The Pentagon on Friday announced that Defense Secretary Lloyd Austin had ordered the USS Dwight D. Eisenhower aircraft carrier to remain in the region for "a period of time." Long-range bombers are also headed to the region, and two U.S. Air Force B-52s are already in place.
"We want to make this a safe, orderly and deliberate drawdown," Pentagon press secretary John Kirby told reporters. "That means giving the commander on the ground … options to make sure that our forces and our troops and those of our allies are protected as they move out."
U.S. President Joe Biden announced last week that he was pulling the approximately 2,500 to 3,500 U.S. troops out of Afghanistan beginning May 1, and that the withdrawal would be completed by early September.
U.S. allies, who have another 7,000 or so troops in Afghanistan under the auspices of NATO, are also leaving, along with thousands of contractors, under the same timeline.
Despite the planned pullout, Taliban officials have repeatedly threatened to target U.S. and coalition forces if they fail to leave Afghanistan by the start of May — the deadline under an agreement signed between the Taliban and the administration of former U.S. President Donald Trump.
"It would be foolhardy and imprudent not to assume that there could be resistance and opposition to the drawdown by the Taliban given their staunch rhetoric," Kirby told reporters about the threats, leaving open the possibility that additional steps could be coming.
"It's entirely possible there will be a temporary increase of some ground forces and enablers, not just for force protection but also for logistical and engineering support."
During a briefing at the Pentagon on Thursday, the commander of U.S. forces in the Middle East and Afghanistan, General Kenneth "Frank" McKenzie Jr., raised concerns about the ability of Afghan forces to hold off the Taliban once U.S. troops leave. But he also warned the insurgent group against going after U.S. or coalition forces in the interim.
"I believe it is probably the Taliban's intent to conduct military operations," McKenzie said, adding that they have "never stopped fighting."
"I would advise the Taliban we will be prepared to defend ourselves," he said.

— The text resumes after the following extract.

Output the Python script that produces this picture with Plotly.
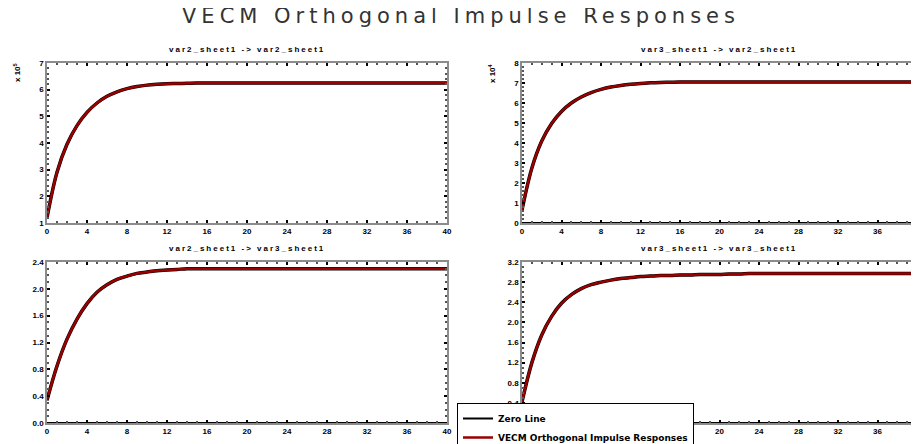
import plotly.graph_objects as go

# =========================
# Data
# =========================
horizons = list(range(0, 41))

resp_var2_var2 = [1.20, 2.90, 3.95, 4.65, 5.15, 5.50, 5.75, 5.92, 6.04, 6.12,
                  6.17, 6.20, 6.22, 6.23, 6.24] + [6.25] * 26
resp_var3_var2 = [0.65, 2.75, 4.10, 4.98, 5.58, 6.00, 6.30, 6.52, 6.68, 6.80,
                  6.88, 6.94, 6.98, 7.01, 7.03, 7.04] + [7.05] * 25
resp_var2_var3 = [0.34, 0.85, 1.25, 1.55, 1.78, 1.95, 2.06, 2.14, 2.19, 2.23,
                  2.25, 2.27, 2.28, 2.29] + [2.30] * 27
resp_var3_var3 = [0.42, 1.20, 1.75, 2.12, 2.38, 2.55, 2.67, 2.75, 2.80, 2.84,
                  2.87, 2.89, 2.91, 2.92, 2.93, 2.93, 2.94, 2.94, 2.95, 2.95,
                  2.95, 2.96, 2.96, 2.97] + [2.97] * 17

panel_titles = [
    "var2_sheet1 -> var2_sheet1",
    "var3_sheet1 -> var2_sheet1",
    "var2_sheet1 -> var3_sheet1",
    "var3_sheet1 -> var3_sheet1",
]
responses = [resp_var2_var2, resp_var3_var2, resp_var2_var3, resp_var3_var3]
y_ranges = [[1, 7], [0, 8], [0, 2.4], [0, 3.2]]
y_dticks = [1, 1, 0.4, 0.4]
y_formats = ["d", "d", ".1f", ".1f"]
exponents = ["x 10<sup>5</sup>", "x 10<sup>4</sup>", None, None]

# =========================
# Geometry: page pixels -> paper fractions (page body has an 8px margin)
# =========================
OFF = 8
W, H = 919 - OFF, 444 - OFF


def px(x):
    return (x - OFF) / W


def py(y):
    return 1 - (y - OFF) / H


x_doms = [[px(47), px(447)], [px(522), px(917)]]
y_doms = [[py(223), py(63)], [py(423), py(262)]]

RED = "#990000"
AX_COLOR = "#8c8c8c"
TICK_FONT = dict(family="Arial", size=8, color="black", weight="bold")

fig = go.Figure()
layout_axes = {}
annotations = []

for i in range(4):
    row, col = divmod(i, 2)
    n = "" if i == 0 else str(i + 1)
    xa, ya = "x" + n, "y" + n

    # zero line
    fig.add_trace(go.Scatter(
        x=[horizons[0], horizons[-1]], y=[0, 0], xaxis=xa, yaxis=ya,
        mode="lines", line=dict(color="black", width=2),
        name="Zero Line", showlegend=(i == 0), legendrank=1,
    ))
    # dark edge under the response
    fig.add_trace(go.Scatter(
        x=horizons, y=responses[i], xaxis=xa, yaxis=ya,
        mode="lines", line=dict(color="black", width=3.5, shape="spline"),
        showlegend=False, hoverinfo="skip",
    ))
    fig.add_trace(go.Scatter(
        x=horizons, y=responses[i], xaxis=xa, yaxis=ya,
        mode="lines", line=dict(color=RED, width=2.5, shape="spline"),
        name="VECM Orthogonal Impulse Responses", showlegend=(i == 0), legendrank=2,
    ))

    common = dict(
        showline=True, linecolor=AX_COLOR, linewidth=1.5, mirror="allticks",
        ticks="inside", ticklen=3, tickcolor="black", tickwidth=1.5,
        showgrid=False, zeroline=False, tickfont=TICK_FONT,
        minor=dict(ticks="inside", ticklen=2, tickcolor="#555555"),
    )
    layout_axes["xaxis" + n] = dict(
        common, domain=x_doms[col], anchor=ya, range=[0, 40],
        tickmode="linear", tick0=0, dtick=4,
    )
    layout_axes["yaxis" + n] = dict(
        common, domain=y_doms[row], anchor=xa, range=y_ranges[i],
        tickmode="linear", tick0=0, dtick=y_dticks[i], tickformat=y_formats[i],
    )

    annotations.append(dict(
        text=panel_titles[i], xref="paper", yref="paper",
        x=sum(x_doms[col]) / 2, y=y_doms[row][1] + 13 / H,
        xanchor="center", yanchor="middle", showarrow=False,
        font=dict(family="Arial", size=8, color="black", weight="bold"),
    ))
    if exponents[i]:
        annotations.append(dict(
            text=exponents[i], xref="paper", yref="paper",
            x=x_doms[col][0] - 30 / W, y=y_doms[row][1] - 10 / H,
            xanchor="center", yanchor="middle", showarrow=False, textangle=-90,
            font=dict(family="Arial", size=8, color="black", weight="bold"),
        ))

fig.update_layout(
    width=W, height=H,
    margin=dict(l=0, r=0, t=0, b=0, autoexpand=False),
    paper_bgcolor="white", plot_bgcolor="white",
    title=dict(
        text="VECM Orthogonal Impulse Responses", x=px(461), y=py(16),
        xanchor="center", yanchor="middle",
        font=dict(family="DejaVu Sans", size=21, color="#333333"),
    ),
    legend=dict(
        x=px(457), y=py(403), xanchor="left", yanchor="top",
        bgcolor="white", bordercolor="black", borderwidth=1,
        font=dict(family="DejaVu Sans", size=9, color="black", weight="bold"),
        itemwidth=30, tracegroupgap=0,
    ),
    annotations=annotations,
    **layout_axes,
)

# the reference uses widely spaced lettering in the titles
spacing_js = """
document.querySelectorAll('.gtitle').forEach(function (e) { e.style.letterSpacing = '5px'; });
document.querySelectorAll('.annotation-text').forEach(function (e) {
    if (e.textContent.indexOf('->') >= 0) { e.style.letterSpacing = '2px'; }
});
"""

fig.write_html("out.html", post_script=spacing_js)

The U.S. is also finalizing plans to remove equipment and supplies from Afghanistan, much of which will be flown out of the country.
But the Defense Department said not all of it would be coming home.
"Some of it will be inspected, cleaned and deployed elsewhere in the region. Some of it will be provided to our Afghan partners, if it makes sense," the Pentagon's Kirby told reporters. "And some of it will be destroyed."